Traditionally, lunch is the main meal of the day, and lunch set menus (napi menű) can be a highly affordable way of eating out. You won’t want for snacks, particularly sweet ones: the old-fashioned cukrászda or patisserie with tempting displays of elaborate cakes is a staple of every town centre. Marzipan is a national favourite, as is ice cream (fagylalt). Pancakes (palacsinta, from around 350Ft) are very popular, as are strudels (rétes; about 600Ft).

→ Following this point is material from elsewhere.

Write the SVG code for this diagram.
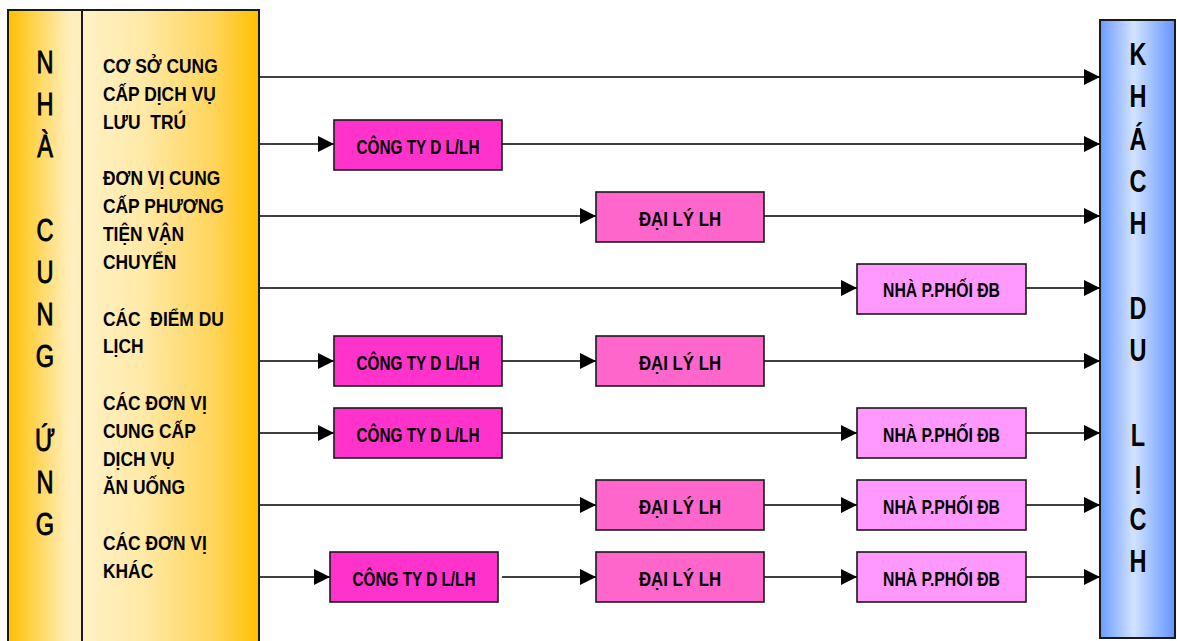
<svg xmlns="http://www.w3.org/2000/svg" width="1177" height="641" viewBox="0 0 1177 641">
  <style>
    .frame { stroke: #1a1a1a; stroke-width: 2; }
    .box { stroke: #1a1a1a; stroke-width: 1.6; }
    .cty { fill: #ff33cc; }
    .dl { fill: #ff66cc; }
    .npp { fill: #ff99ff; }
    .conn line { stroke: #000; stroke-width: 1.6; marker-end: url(#arrow); }
    .big { font-family: "Liberation Sans", Arial, sans-serif; font-size: 31px; fill: #000; text-anchor: middle; }
    .bigl { stroke: #000; stroke-width: 0.9; }
    .bigb { font-weight: bold; }
    .lbl { font-family: "Liberation Sans", Arial, sans-serif; font-size: 20px; font-weight: bold; fill: #000; white-space: pre; }
    .bt { font-family: "Liberation Sans", Arial, sans-serif; font-size: 20.5px; font-weight: bold; fill: #000; text-anchor: middle; }
  </style>
  <defs>
    <linearGradient id="gLeft" x1="0" y1="0" x2="1" y2="0">
      <stop offset="0" stop-color="#ffc000"/>
      <stop offset="0.85" stop-color="#fff0c2"/>
      <stop offset="1" stop-color="#ffeeb8"/>
    </linearGradient>
    <linearGradient id="gMid" x1="0" y1="0" x2="1" y2="0">
      <stop offset="0" stop-color="#fff2c6"/>
      <stop offset="0.35" stop-color="#ffe9a6"/>
      <stop offset="0.75" stop-color="#ffd45a"/>
      <stop offset="1" stop-color="#ffc000"/>
    </linearGradient>
    <linearGradient id="gRight" x1="0" y1="0" x2="1" y2="0">
      <stop offset="0" stop-color="#6c9bff"/>
      <stop offset="0.45" stop-color="#d2e3ff"/>
      <stop offset="1" stop-color="#6294ff"/>
    </linearGradient>
    <marker id="arrow" markerUnits="userSpaceOnUse" markerWidth="16" markerHeight="16" refX="16" refY="8" orient="auto">
      <path d="M0,0 L16,8 L0,16 Z" fill="#000"/>
    </marker>
  </defs>

  <!-- supplier column -->
  <g id="supplier">
    <rect x="8" y="10" width="74" height="660" fill="url(#gLeft)"/>
    <rect x="82" y="10" width="177" height="660" fill="url(#gMid)"/>
    <rect x="8" y="10" width="251" height="660" fill="none" class="frame"/>
    <line x1="82" y1="10" x2="82" y2="641" class="frame"/>
    <g transform="translate(45,0) scale(0.76,1)" class="big bigl">
      <text x="0" y="73">N</text>
      <text x="0" y="115">H</text>
      <text x="0" y="157">À</text>
      <text x="0" y="241">C</text>
      <text x="0" y="283">U</text>
      <text x="0" y="325">N</text>
      <text x="0" y="367">G</text>
      <text x="0" y="451">Ứ</text>
      <text x="0" y="493">N</text>
      <text x="0" y="535">G</text>
    </g>
    <g transform="translate(103,0) scale(0.87,1)" class="lbl">
      <text x="0" y="73">CƠ SỞ CUNG</text>
      <text x="0" y="101">CẤP DỊCH VỤ</text>
      <text x="0" y="129" xml:space="preserve">LƯU  TRÚ</text>
      <text x="0" y="185">ĐƠN VỊ CUNG</text>
      <text x="0" y="213">CẤP PHƯƠNG</text>
      <text x="0" y="241">TIỆN VẬN</text>
      <text x="0" y="269">CHUYỂN</text>
      <text x="0" y="326" xml:space="preserve">CÁC  ĐIỂM DU</text>
      <text x="0" y="353">LỊCH</text>
      <text x="0" y="410">CÁC ĐƠN VỊ</text>
      <text x="0" y="438">CUNG CẤP</text>
      <text x="0" y="466">DỊCH VỤ</text>
      <text x="0" y="494">ĂN UỐNG</text>
      <text x="0" y="550">CÁC ĐƠN VỊ</text>
      <text x="0" y="578">KHÁC</text>
    </g>
  </g>

  <!-- customer column -->
  <g id="customer">
    <rect x="1100" y="20" width="75" height="618" fill="url(#gRight)" class="frame"/>
    <g transform="translate(1138,0) scale(0.76,1)" class="big bigb">
      <text x="0" y="65">K</text>
      <text x="0" y="107">H</text>
      <text x="0" y="150">Á</text>
      <text x="0" y="192">C</text>
      <text x="0" y="234">H</text>
      <text x="0" y="319">D</text>
      <text x="0" y="361">U</text>
      <text x="0" y="446">L</text>
      <text x="0" y="488">Ị</text>
      <text x="0" y="530">C</text>
      <text x="0" y="572">H</text>
    </g>
  </g>

  <!-- connectors -->
  <g id="connectors" class="conn">
    <line x1="260" y1="77" x2="1100" y2="77"/>

    <line x1="260" y1="144" x2="334" y2="144"/>
    <line x1="502" y1="144" x2="1100" y2="144"/>

    <line x1="260" y1="216" x2="596" y2="216"/>
    <line x1="764" y1="216" x2="1100" y2="216"/>

    <line x1="260" y1="288" x2="857" y2="288"/>
    <line x1="1026" y1="288" x2="1100" y2="288"/>

    <line x1="260" y1="361" x2="334" y2="361"/>
    <line x1="502" y1="361" x2="596" y2="361"/>
    <line x1="764" y1="361" x2="1100" y2="361"/>

    <line x1="260" y1="433" x2="334" y2="433"/>
    <line x1="502" y1="433" x2="857" y2="433"/>
    <line x1="1026" y1="433" x2="1100" y2="433"/>

    <line x1="260" y1="505" x2="596" y2="505"/>
    <line x1="764" y1="505" x2="857" y2="505"/>
    <line x1="1026" y1="505" x2="1100" y2="505"/>

    <line x1="260" y1="577" x2="330" y2="577"/>
    <line x1="502" y1="577" x2="596" y2="577"/>
    <line x1="764" y1="577" x2="857" y2="577"/>
    <line x1="1026" y1="577" x2="1100" y2="577"/>
  </g>

  <!-- intermediary nodes -->
  <g id="cty1"><rect x="334" y="120" width="168" height="50" class="box cty"/><text x="418" y="154" class="bt" textLength="123" lengthAdjust="spacingAndGlyphs">CÔNG TY D L/LH</text></g>
  <g id="dl1"><rect x="596" y="192" width="168" height="50" class="box dl"/><text x="680" y="226" class="bt" textLength="82" lengthAdjust="spacingAndGlyphs">ĐẠI LÝ LH</text></g>
  <g id="npp1"><rect x="857" y="264" width="169" height="50" class="box npp"/><text x="941.5" y="297" class="bt" textLength="117" lengthAdjust="spacingAndGlyphs">NHÀ P.PHỐI ĐB</text></g>

  <g id="cty2"><rect x="334" y="336" width="168" height="50" class="box cty"/><text x="418" y="370" class="bt" textLength="123" lengthAdjust="spacingAndGlyphs">CÔNG TY D L/LH</text></g>
  <g id="dl2"><rect x="596" y="336" width="168" height="50" class="box dl"/><text x="680" y="370" class="bt" textLength="82" lengthAdjust="spacingAndGlyphs">ĐẠI LÝ LH</text></g>

  <g id="cty3"><rect x="334" y="408" width="168" height="50" class="box cty"/><text x="418" y="442" class="bt" textLength="123" lengthAdjust="spacingAndGlyphs">CÔNG TY D L/LH</text></g>
  <g id="npp2"><rect x="857" y="408" width="169" height="50" class="box npp"/><text x="941.5" y="442" class="bt" textLength="117" lengthAdjust="spacingAndGlyphs">NHÀ P.PHỐI ĐB</text></g>

  <g id="dl3"><rect x="596" y="480" width="168" height="50" class="box dl"/><text x="680" y="514" class="bt" textLength="82" lengthAdjust="spacingAndGlyphs">ĐẠI LÝ LH</text></g>
  <g id="npp3"><rect x="857" y="480" width="169" height="50" class="box npp"/><text x="941.5" y="514" class="bt" textLength="117" lengthAdjust="spacingAndGlyphs">NHÀ P.PHỐI ĐB</text></g>

  <g id="cty4"><rect x="330" y="552" width="168" height="50" class="box cty"/><text x="414" y="586" class="bt" textLength="123" lengthAdjust="spacingAndGlyphs">CÔNG TY D L/LH</text></g>
  <g id="dl4"><rect x="596" y="552" width="168" height="50" class="box dl"/><text x="680" y="586" class="bt" textLength="82" lengthAdjust="spacingAndGlyphs">ĐẠI LÝ LH</text></g>
  <g id="npp4"><rect x="857" y="552" width="169" height="50" class="box npp"/><text x="941.5" y="586" class="bt" textLength="117" lengthAdjust="spacingAndGlyphs">NHÀ P.PHỐI ĐB</text></g>
</svg>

Hungary’s mild climate and diversity of soils are ideal for wine (bor), which is cheap whether you buy it by the bottle (üveg) or the glass (pohár). The country’s best-known wine-producing region is the Tokaj-Hegyalja, known predominantly for dessert wine. Bikavér, produced around Eger and meaning “Bull’s Blood”, is a robust red. Good whites can be found around the Badacsony in the Balaton region and near Sopron.
Wine bars (borozó) are common, but the best way to taste is at source at the wine cellars (borpince) around Pécs and Eger. Harder drinkers favour brandy (pálinka), with popular flavours being distilled from apricots (barack) and plums (szilva). Local beers (sör) to try are Soproni Ászok and Pécsi Szalon sör, while in Budapest a craft beer scene is well established in the city’s famous “ruin bars”.